# Math Help - rejection sampler

1. ## rejection sampler

Q) Explain the principle behind the rejection sampler, and specifically outline how you would use this approach to generate Gamma variables with mean 10,000 and variance 1,000,000. Implement an algorithm to do this and provide appropriate graphical and statistical results to demonstrate that it is working correctly. Briefly comment on the efficiency of this method when
compared with the previous method.Provide working code for this rejection sampler in codes. R

i have the following code but every single value is getting rejected. Does anybody know why and help me fix it?
Thanks

maxd <- dgamma(99/0.01, 100,0.01) # the maximum density
x <- rexp(1000,0.01) # as exponention has the same support randomly select from it
u <- runif(1000) # as all samplers have the uniform distribution
accept <- ifelse(u < dgamma(x, 100,0.01)/maxd * dunif(u), 1, 0) # the ratio
sample <- x[accept == 1] # adding up all the accepted values but there are none
ks.test(sample, "pgamma", 100, 0.01) # Kolmogorov-Smirnov test which doesnt work as no values to do test on

2. Hello,

I think you should read something about the rejection method... You need to find another pdf, that you can simulate easily...

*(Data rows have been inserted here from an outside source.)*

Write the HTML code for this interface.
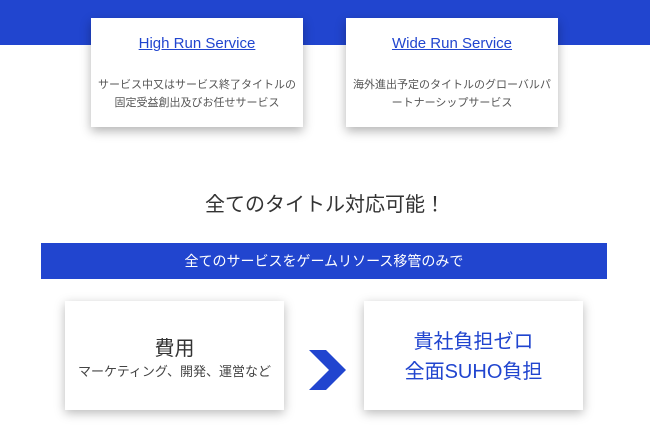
<!DOCTYPE html>
<html><head><meta charset="utf-8"><style>
body{margin:0;width:650px;height:437px;background:#fff;position:relative;overflow:hidden;font-family:"Liberation Sans","Noto Sans CJK JP",sans-serif}
.band{position:absolute;left:0;top:0;width:650px;height:45px;background:#2145cf}
.card{position:absolute;background:#fff;box-shadow:0 4px 10px rgba(0,0,0,.3);text-align:center}
.t{position:absolute;left:0;right:0;top:17px;font-size:15px;color:#2145cf;text-decoration:underline}
.d{position:absolute;left:0;right:0;top:58px;font-size:11px;line-height:18px;color:#555}
.box{position:absolute;background:#fff;box-shadow:0 3px 10px rgba(0,0,0,.28);text-align:center}
</style></head><body>
<div class="band"></div>
<div class="card" style="left:91px;top:18px;width:212px;height:109px"><div class="t">High Run Service</div><div class="d">サービス中又はサービス終了タイトルの<br>固定受益創出及びお任せサービス</div></div>
<div class="card" style="left:346px;top:18px;width:212px;height:109px"><div class="t">Wide Run Service</div><div class="d">海外進出予定のタイトルのグローバルパ<br>ートナーシップサービス</div></div>
<div style="position:absolute;left:0;width:650px;top:188px;text-align:center;font-size:20px;color:#333">全てのタイトル対応可能！</div>
<div style="position:absolute;left:41px;top:243px;width:566px;height:36px;background:#2145cf;color:#fff;font-size:14px;line-height:36px;text-align:center">全てのサービスをゲームリソース移管のみで</div>
<div class="box" style="left:65px;top:301px;width:219px;height:109px"><div style="margin-top:35px;font-size:20px;color:#333;line-height:26px">費用</div><div style="font-size:13px;color:#444;line-height:20px">マーケティング、開発、運営など</div></div>
<svg style="position:absolute;left:309px;top:350px" width="38" height="40"><polygon points="0,0 17,0 37,20 17,40 0,40 20,20" fill="#2145cf"/></svg>
<div class="box" style="left:364px;top:301px;width:219px;height:109px"><div style="margin-top:26px;font-size:20px;color:#2145cf;line-height:30px">貴社負担ゼロ<br>全面SUHO負担</div></div>
</body></html>
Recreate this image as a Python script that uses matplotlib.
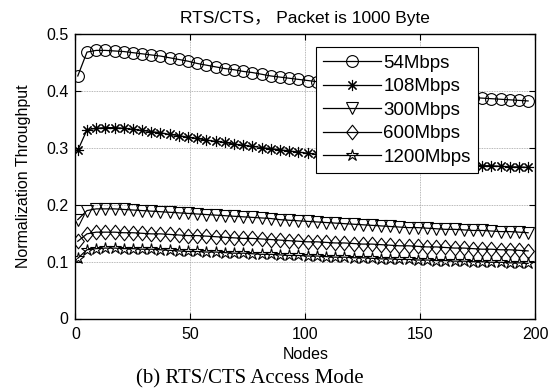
import matplotlib
matplotlib.use("Agg")
import matplotlib.pyplot as plt
from matplotlib.path import Path

# Node counts where throughput was sampled
nodes = list(range(1, 200, 4))

thr_54 = [0.427, 0.469, 0.472, 0.472, 0.471, 0.470, 0.468, 0.466, 0.464, 0.462,
          0.459, 0.456, 0.453, 0.449, 0.446, 0.443, 0.440, 0.438, 0.435, 0.433,
          0.430, 0.427, 0.425, 0.423, 0.421, 0.419, 0.417, 0.415, 0.413, 0.411,
          0.409, 0.407, 0.406, 0.404, 0.402, 0.401, 0.399, 0.398, 0.396, 0.395,
          0.393, 0.392, 0.391, 0.389, 0.388, 0.387, 0.386, 0.385, 0.384, 0.383]

thr_108 = [0.296, 0.332, 0.335, 0.336, 0.336, 0.335, 0.333, 0.331, 0.329, 0.327,
           0.324, 0.322, 0.319, 0.317, 0.314, 0.312, 0.310, 0.307, 0.305, 0.303,
           0.301, 0.299, 0.297, 0.295, 0.293, 0.291, 0.289, 0.288, 0.286, 0.285,
           0.283, 0.282, 0.281, 0.280, 0.278, 0.277, 0.276, 0.275, 0.274, 0.273,
           0.272, 0.271, 0.271, 0.270, 0.269, 0.269, 0.268, 0.267, 0.267, 0.266]

thr_300 = [0.174, 0.190, 0.193, 0.193, 0.193, 0.192, 0.191, 0.190, 0.189, 0.188,
           0.187, 0.186, 0.185, 0.184, 0.183, 0.182, 0.181, 0.180, 0.179, 0.178,
           0.177, 0.176, 0.174, 0.173, 0.172, 0.171, 0.170, 0.169, 0.168, 0.167,
           0.166, 0.165, 0.164, 0.163, 0.162, 0.161, 0.160, 0.160, 0.159, 0.158,
           0.157, 0.157, 0.156, 0.155, 0.155, 0.154, 0.153, 0.153, 0.152, 0.151]

thr_600 = [0.136, 0.149, 0.152, 0.152, 0.152, 0.151, 0.151, 0.150, 0.149, 0.149,
           0.148, 0.147, 0.146, 0.146, 0.145, 0.144, 0.143, 0.142, 0.141, 0.141,
           0.140, 0.139, 0.138, 0.137, 0.136, 0.135, 0.135, 0.134, 0.133, 0.133,
           0.132, 0.131, 0.131, 0.130, 0.129, 0.128, 0.128, 0.127, 0.126, 0.126,
           0.125, 0.124, 0.124, 0.123, 0.122, 0.122, 0.121, 0.121, 0.120, 0.119]

thr_1200 = [0.106, 0.121, 0.123, 0.124, 0.124, 0.123, 0.123, 0.122, 0.122, 0.121,
            0.120, 0.119, 0.118, 0.118, 0.117, 0.117, 0.116, 0.115, 0.115, 0.114,
            0.113, 0.113, 0.112, 0.111, 0.111, 0.110, 0.110, 0.109, 0.108, 0.108,
            0.107, 0.107, 0.106, 0.105, 0.105, 0.104, 0.104, 0.103, 0.103, 0.102,
            0.102, 0.101, 0.101, 0.100, 0.100, 0.099, 0.099, 0.098, 0.098, 0.097]

labels = ["54Mbps", "108Mbps", "300Mbps", "600Mbps", "1200Mbps"]
x_ticks = [0, 50, 100, 150, 200]
y_ticks = [0, 0.1, 0.2, 0.3, 0.4, 0.5]
y_tick_labels = ["0", "0.1", "0.2", "0.3", "0.4", "0.5"]

SANS = ["Liberation Sans", "Noto Sans CJK SC", "DejaVu Sans"]
plt.rcParams["font.family"] = SANS

# MATLAB-like diamond: a bit taller than wide
diamond = Path([(0, 1), (0.8, 0), (0, -1), (-0.8, 0), (0, 1)],
               [Path.MOVETO, Path.LINETO, Path.LINETO, Path.LINETO, Path.CLOSEPOLY])

styles = [
    dict(marker="o", markersize=8.5),
    dict(marker=(8, 2, 0), markersize=8),
    dict(marker="v", markersize=9),
    dict(marker=diamond, markersize=10.5),
    dict(marker="*", markersize=9),
]

fig = plt.figure(figsize=(5.55, 3.92), dpi=100)
ax = fig.add_axes([0.136, 0.1875, 0.828, 0.7245])

for series, label, st in zip([thr_54, thr_108, thr_300, thr_600, thr_1200], labels, styles):
    ax.plot(nodes, series, color="black", linewidth=0.9,
            markerfacecolor="none", markeredgecolor="black",
            markeredgewidth=0.8, label=label, **st)

ax.set_xlim(0, 200)
ax.set_ylim(0, 0.5)
ax.set_xticks(x_ticks)
ax.set_yticks(y_ticks)
ax.set_yticklabels(y_tick_labels)
ax.tick_params(direction="in", length=4, width=0.8, top=True, right=True,
               labelsize=11.5)
ax.tick_params(axis="x", pad=6)
ax.tick_params(axis="y", pad=5)

ax.grid(True, color="#a0a0a0", linestyle=(0, (1, 1)), linewidth=0.6)
for s in ax.spines.values():
    s.set_linewidth(1.0)
    s.set_color("black")

ax.set_title("RTS/CTS， Packet is 1000 Byte", fontsize=12.5, pad=8)
ax.set_ylabel("Normalization Throughput", fontsize=11.5)
ax.yaxis.set_label_coords(-0.097, 0.5)
ax.set_xlabel("Nodes", fontsize=11.5)
ax.xaxis.set_label_coords(0.5, -0.1)

leg = ax.legend(loc="upper left", bbox_to_anchor=(0.523, 0.956), borderaxespad=0,
                fontsize=13.5, handlelength=3.1, handletextpad=0.1,
                labelspacing=0.34, borderpad=0.4, fancybox=False,
                framealpha=1, edgecolor="black")
leg.get_frame().set_linewidth(0.8)

fig.text(0.45, 0.033, "(b) RTS/CTS Access Mode", family="Liberation Serif",
         fontsize=15, ha="center", va="center")

fig.savefig("out.png", dpi=100)
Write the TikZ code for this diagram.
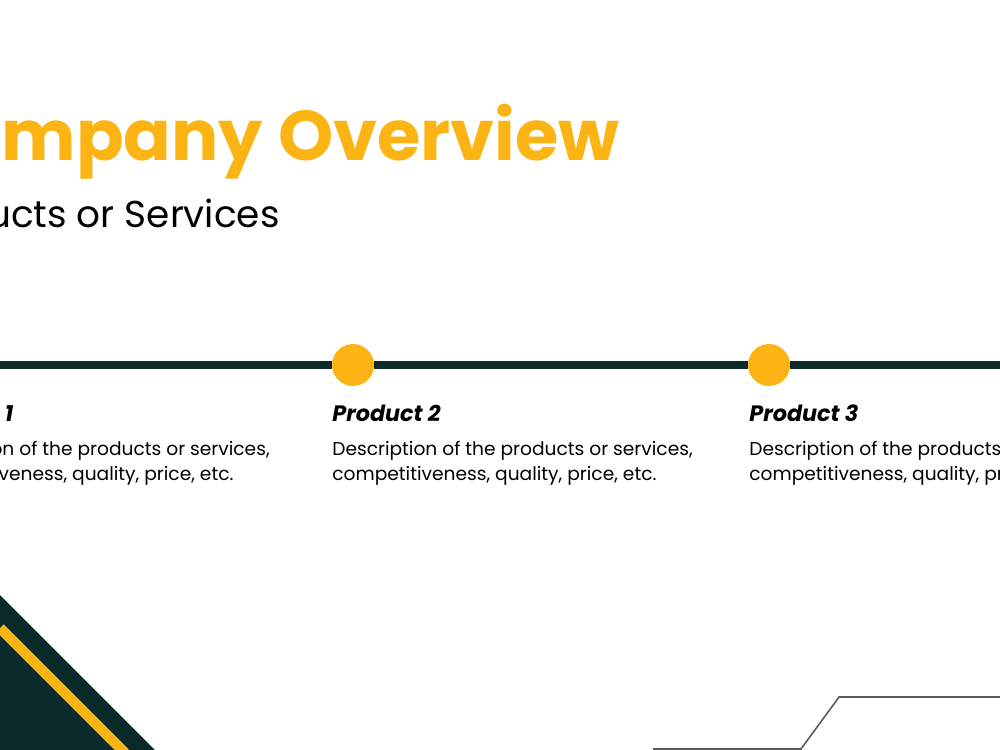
\documentclass[tikz,border=0pt]{standalone}
\usepackage{fontspec}
\setmainfont{Poppins}
\usetikzlibrary{positioning}
\definecolor{brandyellow}{HTML}{FCB415}
\definecolor{brandteal}{HTML}{0C2A2A}
\definecolor{edgegray}{HTML}{5A5A5A}
\tikzset{
  headline/.style={font=\fontsize{40}{46}\selectfont\bfseries, text=brandyellow, inner sep=0pt, anchor=base east},
  subhead/.style={font=\fontsize{21.3}{26}\selectfont, text=black, inner sep=0pt, anchor=base east},
  prodtitle/.style={font=\fontsize{12.7}{15}\selectfont\bfseries\itshape, inner sep=0pt, anchor=base west},
  proddesc/.style={font=\fontsize{10.6}{14.2}\selectfont, align=left, inner sep=0pt, anchor=north west},
  dot/.style={circle, fill=brandyellow, minimum size=8.4mm, inner sep=0pt},
  timeline/.style={draw=brandteal, line width=5pt},
  edgeline/.style={draw=edgegray, line width=0.9pt}
}

\begin{document}
\begin{tikzpicture}[x=0.02cm, y=-0.02cm]
\useasboundingbox (0,0) rectangle (1000,750);
\clip (0,0) rectangle (1000,750);
\fill[white] (0,0) rectangle (1000,750);
% heading
\node[headline] (title) at (620,160) {Company Overview};
\node[subhead] (subtitle) at (280,227) {Products or Services};
% timeline
\coordinate (tl-l) at (0,365);
\coordinate (tl-r) at (1000,365);
\node[dot] (dot2) at (353,365) {};
\node[dot] (dot3) at (769,365) {};
\draw[timeline] (tl-l) -- (dot2) -- (dot3) -- (tl-r);
% products
\node[prodtitle] (prod1) at (-91,421) {Product 1};
\node[proddesc, below=3.9mm of prod1.base west, anchor=north west] (desc1) {Description of the products or services,\\competitiveness, quality, price, etc.};
\node[prodtitle] (prod2) at (332,421) {Product 2};
\node[proddesc, below=3.9mm of prod2.base west, anchor=north west] (desc2) {Description of the products or services,\\competitiveness, quality, price, etc.};
\node[prodtitle] (prod3) at (749,421) {Product 3};
\node[proddesc, below=3.9mm of prod3.base west, anchor=north west] (desc3) {Description of the products or services,\\competitiveness, quality, price, etc.};
% corner decorations
\fill[brandteal] (0,595) -- (155,750) -- (0,750) -- cycle;
\draw[brandyellow, line width=6pt] (0,628) -- (125,753);
\draw[edgeline] (653,749) -- (801,749) -- (839,697) -- (1005,697);
\end{tikzpicture}
\end{document}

Here is what I did for simulating the Gamma distribution (a,1), with a given g : $g(x,a)=\frac{ae}{a+e}(x^{a-1}\bold{1}_{x\in (0,1)}+e^{-x}\bold{1}_{x\geq 1})$

and with $c=\frac{a+e}{ae\Gamma(a)}$

we simulate rv's with density g by the inversion method. (the generalized inverse function of the cdf of g is defined as F here)

Code:
f <- function(x,a){
y=1/gamma(a)*exp(-x)*x^(a-1)*(x>0)
y
}
e=exp(1)

g <- function(x,a){
y=(a*e)/(a+e)*(x^(a-1)*((x>0)&(x<1))+exp(-x)*(x>1))
y
}
g(-1,6)

F <- function(z,a){
y=((a+e)/e*z)^(1/a)*(z<e/(a+e))-log((a+e)/(a*e)*(1-z))*(z>=e/(a+e))
y
}

gamaux<-function(n,a){
x <- rep(0,n)
c=(a+e)/(a*e*gamma(a))
count<- 1
while (count< n+1){
v <- runif(1)
u=runif(1)
y=F(u,a)
if(v<=f(y,a)/(c*g(y,a))){
x[count] <- y
count <- count+ 1
}
}
return(x)
}
which will give n rv's following a gamma(a,1)

I hope this helps.